Friday, December 17, 2010

Will they, or won't they? And they've gotta do something!

Seventh Ave. today: chaotic, polluted and usually congested. 
Seventh is Bogotá's most emblematic avenue - it passes by the seat of government, the bullfighting plaza, National Museum, National and Independence parks and the La Candelaria, Teusaquillo, Chapinero and Usaquen neighborhoods. It's also the city's traditional shopping street.

Sadly, this important corridor of the city is often chaotic, congested, polluted and dangerous. For years, Bogotá governments have planned public transit systems for Seventh Ave. Should it be light rail? A subway? Or another Transmilenio line?

The previous city government had planned a full-blown Transmilenio line for Seventh, with a price tag of about  $800 billion pesos. Mayor Samuel Moreno scaled the plans back to a 'Transmilenio light,' lacking overpasses and public space improvements along the avenue, at a cost of only about $80 billion pesos. The Moreno administration argued that a planned subway line running parallel to Seventh would carry much of the passenger load.

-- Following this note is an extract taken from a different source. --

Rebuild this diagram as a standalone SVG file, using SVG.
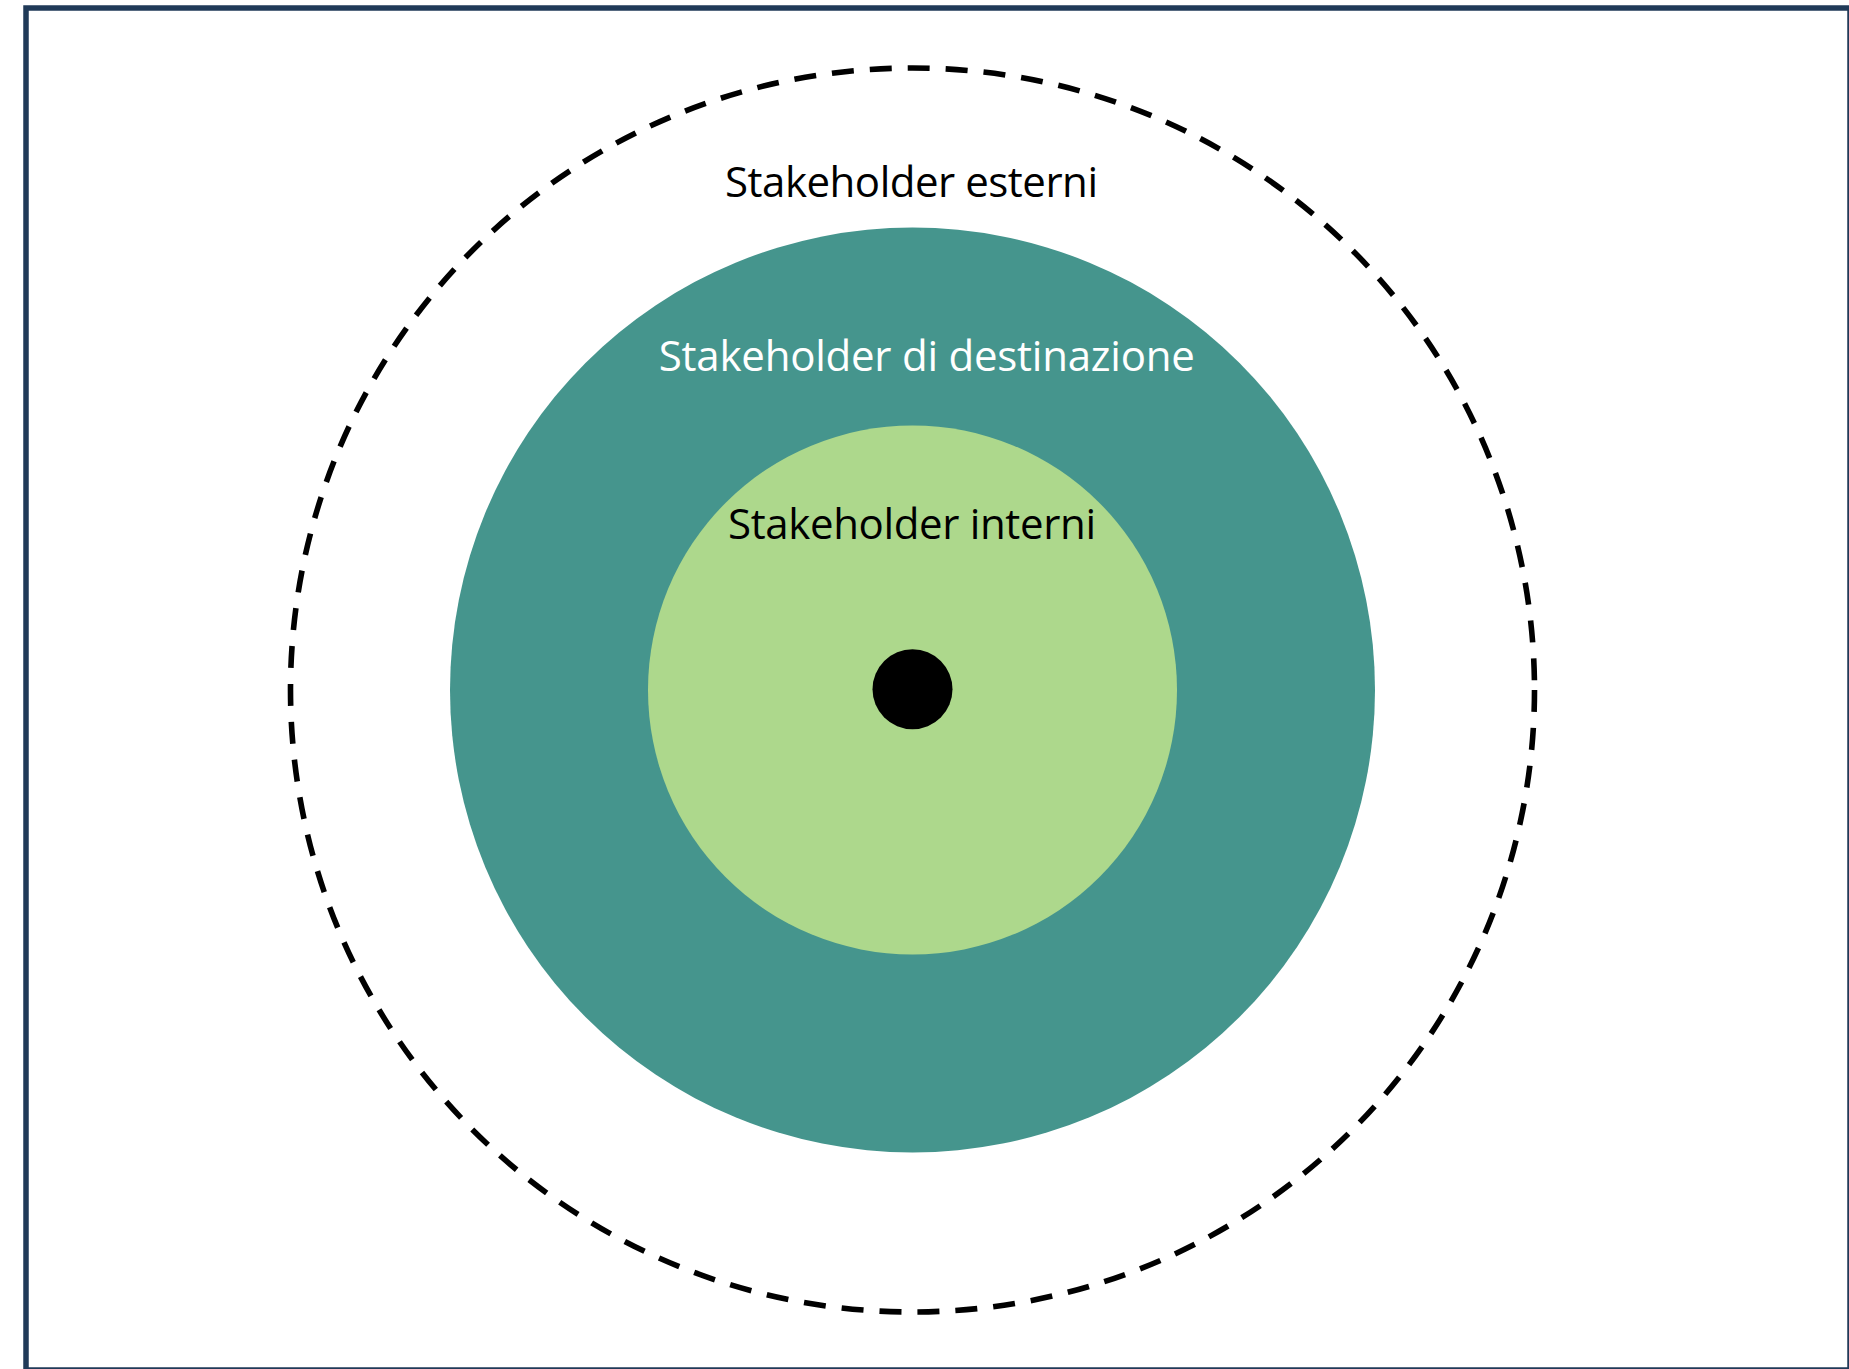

No turning back? Seventh Ave.'s already half dug up. 
The project has been contracted out, and work was scheduled to begin at full steam on Dec. 27 (the west half of several blocks has already been dug up). But just a few days ago, in mid-December, the mayor postponed the start in the face of questions about whether the plans were ready and whether the scaled-back Transmilenio would have sufficient capacity. Yet another issue has been the fate of La Ciclovia's most important corridor, although city officials have promised that it will be preserved. The tremendous delays and cost overruns on the TM projects on 10th Ave. and 26th St. certainly also made people wary of yet another big dig.

Let's hope that they finally get things right on Seventh Ave. But, above all, that they finally move ahead with work on this crucial Bogotá corridor.